Anderson again made the major-league roster in 2009 as a backup outfielder, with DeWayne Wise starting in center field. However, Anderson retrieved the starting job after Wise was injured in April.

===Boston Red Sox===
On July 28, 2009, Anderson was traded to the Boston Red Sox for Mark Kotsay and cash considerations. He was non-tendered after the season.

===Transition to pitching===

====Kansas City Royals====
On December 22, 2009, Anderson signed a one-year, $700,000 contract with the Kansas City Royals. After spring training, Anderson informed the Royals that he wanted to become a pitcher. The Royals allowed Anderson to become a pitcher in the low minors. Anderson began the 2010 season with the Rookie-level Arizona Royals and was later promoted to the Burlington Bees, followed by the Omaha Royals.

====New York Yankees====
Anderson signed a minor league contract with an invitation to 2011 spring training with the New York Yankees. He started off the season with the Double-A Trenton Thunder, recording one win, three holds, and a 1.17 earned run average (ERA) in seven appearances. He was placed on the disabled list on May 4, and was later released by the Yankees on May 27.

====Los Angeles Dodgers====
On February 26, 2012, Anderson signed a minor league contract with the Los Angeles Dodgers with an invitation to spring training. On March 31, he was released.

====Colorado Rockies====
On April 7, 2012, Anderson signed a minor league contract with the Colorado Rockies. He was released eight days later.

===Somerset Patriots===
On August 30, 2012, Anderson signed with the Somerset Patriots of the Atlantic League of Professional Baseball. He became a free agent following the season. In 6 games 6 innings of relief he went 0-1 with a 1.50 ERA with 9 strikeouts.
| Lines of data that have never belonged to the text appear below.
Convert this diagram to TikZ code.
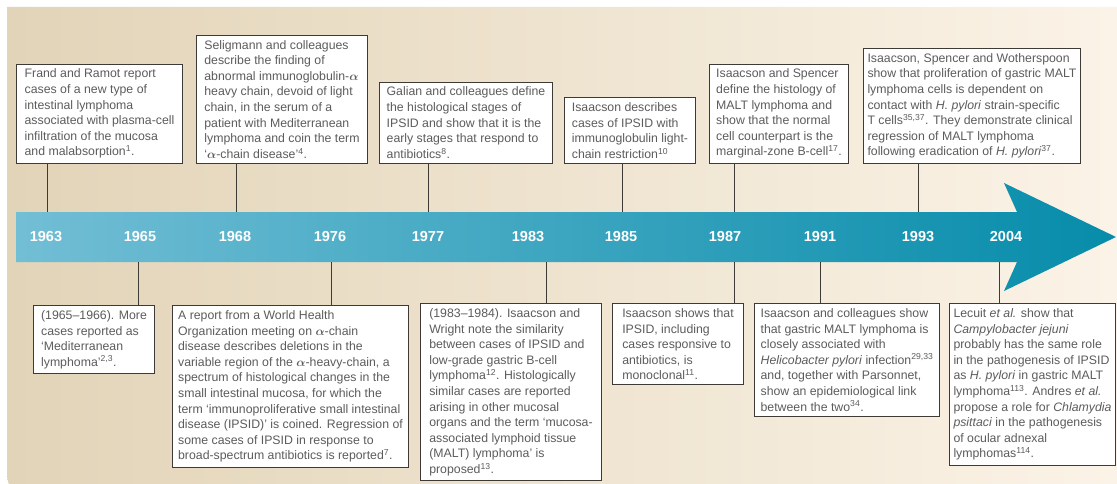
\documentclass[tikz,border=0pt]{standalone}
\usepackage{fontspec}
\setmainfont{Liberation Sans}
\usepackage{amsmath}
\usepackage{xcolor}
\usepackage{tikz}
\definecolor{panelLeft}{RGB}{226,212,184}
\definecolor{panelRight}{RGB}{251,243,231}
\definecolor{bandLeft}{RGB}{114,190,213}
\definecolor{bandRight}{RGB}{6,140,170}
\definecolor{boxLine}{RGB}{62,58,54}
\definecolor{boxText}{RGB}{92,92,92}

\begin{document}
\begin{tikzpicture}[
    x=1pt, y=-1pt,
    event/.style={
        rectangle,
        draw=boxLine,
        line width=1pt,
        fill=white,
        text=boxText,
        align=left,
        inner xsep=4pt,
        inner ysep=5pt,
        minimum width=#1,
        font=\fontsize{12.3}{15.6}\selectfont
    },
    year/.style={
        text=white,
        font=\fontsize{14.5}{16}\selectfont\bfseries
    },
    link/.style={draw=boxLine, line width=0.9pt}
]
    \useasboundingbox (0,0) rectangle (1117,484);
    \shade[left color=panelLeft, right color=panelRight]
        (1117,7) -- (7,7) -- (7,462) .. controls (7,490) .. (35,490) -- (1117,490) -- cycle;

    \shade[left color=bandLeft, right color=bandRight]
        (16,212) -- (1017,212) -- (1004,183) -- (1116,237) -- (1004,291) -- (1017,262) -- (16,262) -- cycle;

    \foreach \yr/\xx in {1963/46, 1965/140, 1968/235, 1976/330, 1977/428, 1983/528,
                         1985/621, 1987/725, 1991/820, 1993/918, 2004/1006}
        \node[year] (y\yr) at (\xx,237) {\yr};

    \foreach \yr/\xx in {1963/47, 1968/236, 1977/428, 1985/622, 1987/734, 1993/918}
        \coordinate (top\yr) at (\xx,212);
    \foreach \yr/\xx in {1965/138, 1976/331, 1983/546, 1987/734, 1991/820, 2004/999}
        \coordinate (bot\yr) at (\xx,262);

    \node[event=166, anchor=south west] (u1963) at (16,164) {Frand and Ramot report\\
        cases of a new type of\\ intestinal lymphoma\\ associated with plasma-cell\\
        infiltration of the mucosa\\ and malabsorption\textsuperscript{1}.};
    \node[event=171, anchor=south west] (u1968) at (196,164) {Seligmann and colleagues\\
        describe the finding of\\ abnormal immunoglobulin-$\boldsymbol{\alpha}$\\
        heavy chain, devoid of light\\ chain, in the serum of a\\ patient with Mediterranean\\
        lymphoma and coin the term\\ ‘$\boldsymbol{\alpha}$-chain disease’\textsuperscript{4}.};
    \node[event=173, anchor=south west] (u1977) at (379,164) {Galian and colleagues define\\
        the histological stages of\\ IPSID and show that it is the\\
        early stages that respond to\\ antibiotics\textsuperscript{8}.};
    \node[event=131, anchor=south west] (u1985) at (564,164) {Isaacson describes\\
        cases of IPSID with\\ immunoglobulin light-\\ chain restriction\textsuperscript{10}};
    \node[event=139, anchor=south west] (u1987) at (709,164) {Isaacson and Spencer\\
        define the histology of\\ MALT lymphoma and\\ show that the normal\\
        cell counterpart is the\\ marginal-zone B-cell\textsuperscript{17}.};
    \node[event=213, anchor=south west] (u1993) at (863,164) {Isaacson, Spencer and Wotherspoon\\
        show that proliferation of gastric MALT\\ lymphoma cells is dependent on\\
        contact with \textit{H. pylori} strain-specific\\
        T cells\textsuperscript{35,37}. They demonstrate clinical\\
        regression of MALT lymphoma\\ following eradication of \textit{H. pylori}\textsuperscript{37}.};

    \node[event=121, anchor=north west] (l1965) at (33,305) {(1965–1966). More\\
        cases reported as\\ ‘Mediterranean\\ lymphoma’\textsuperscript{2,3}.};
    \node[event=236, anchor=north west] (l1976) at (172,305) {A report from a World Health\\
        Organization meeting on $\boldsymbol{\alpha}$-chain\\ disease describes deletions in the\\
        variable region of the $\boldsymbol{\alpha}$-heavy-chain, a\\
        spectrum of histological changes in the\\ small intestinal mucosa, for which the\\
        term ‘immunoproliferative small intestinal\\ disease (IPSID)’ is coined. Regression of\\
        some cases of IPSID in response to\\ broad-spectrum antibiotics is reported\textsuperscript{7}.};
    \node[event=181, anchor=north west] (l1983) at (420,303) {(1983–1984). Isaacson and\\
        Wright note the similarity\\ between cases of IPSID and\\ low-grade gastric B-cell\\
        lymphoma\textsuperscript{12}. Histologically\\ similar cases are reported\\
        arising in other mucosal\\ organs and the term ‘mucosa-\\ associated lymphoid tissue\\
        (MALT) lymphoma’ is\\ proposed\textsuperscript{13}.};
    \node[event=131, anchor=north west] (l1987) at (612,303) {Isaacson shows that\\
        IPSID, including\\ cases responsive to\\ antibiotics, is\\ monoclonal\textsuperscript{11}.};
    \node[event=185, anchor=north west] (l1991) at (754,303) {Isaacson and colleagues show\\
        that gastric MALT lymphoma is\\ closely associated with\\
        \textit{Helicobacter pylori} infection\textsuperscript{29,33}\\
        and, together with Parsonnet,\\ show an epidemiological link\\
        between the two\textsuperscript{34}.};
    \node[event=162, anchor=north west] (l2004) at (949,303) {Lecuit \textit{et al.} show that\\
        \textit{Campylobacter jejuni}\\ probably has the same role\\ in the pathogenesis of IPSID\\
        as \textit{H. pylori} in gastric MALT\\ lymphoma\textsuperscript{113}. Andres \textit{et al.}\\
        propose a role for \textit{Chlamydia}\\ \textit{psittaci} in the pathogenesis\\
        of ocular adnexal\\ lymphomas\textsuperscript{114}.};

    \foreach \yr in {1963, 1968, 1977, 1985, 1987, 1993}
        \draw[link] (u\yr.south -| top\yr) -- (top\yr);
    \foreach \yr in {1965, 1976, 1983, 1987, 1991, 2004}
        \draw[link] (bot\yr) -- (bot\yr |- l\yr.north);

\end{tikzpicture}
\end{document}
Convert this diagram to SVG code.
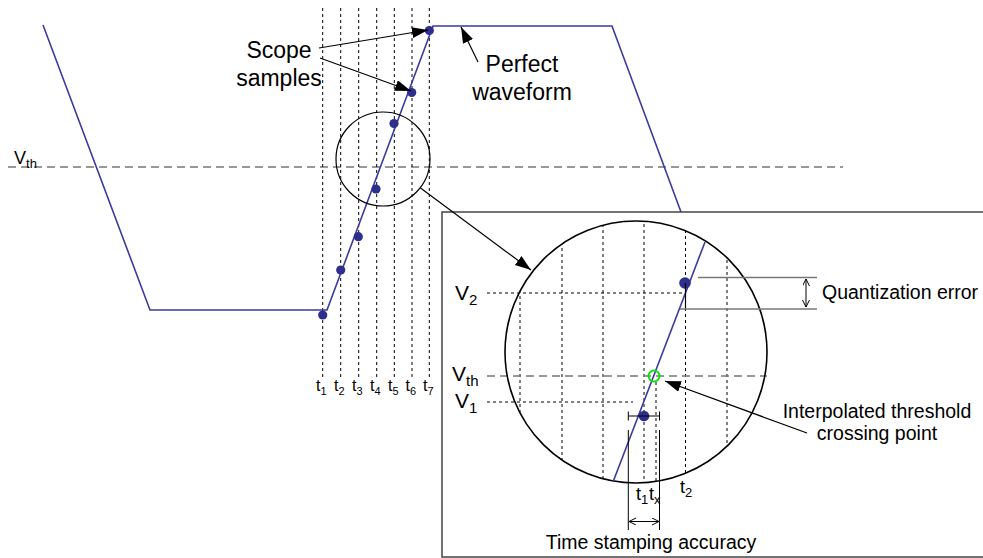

====Return to Chicago White Sox====
On January 14, 2015, Anderson attempted a comeback as a position player and signed a minor league contract with the Chicago White Sox. He was released on April 2.

==Coaching career==
Anderson joined Northwestern as an assistant coach in 2023. He was named the interim head coach in July 2023 after Jim Foster was fired for bullying players. He served in that role for just over a month before being replaced by Ben Greenspan.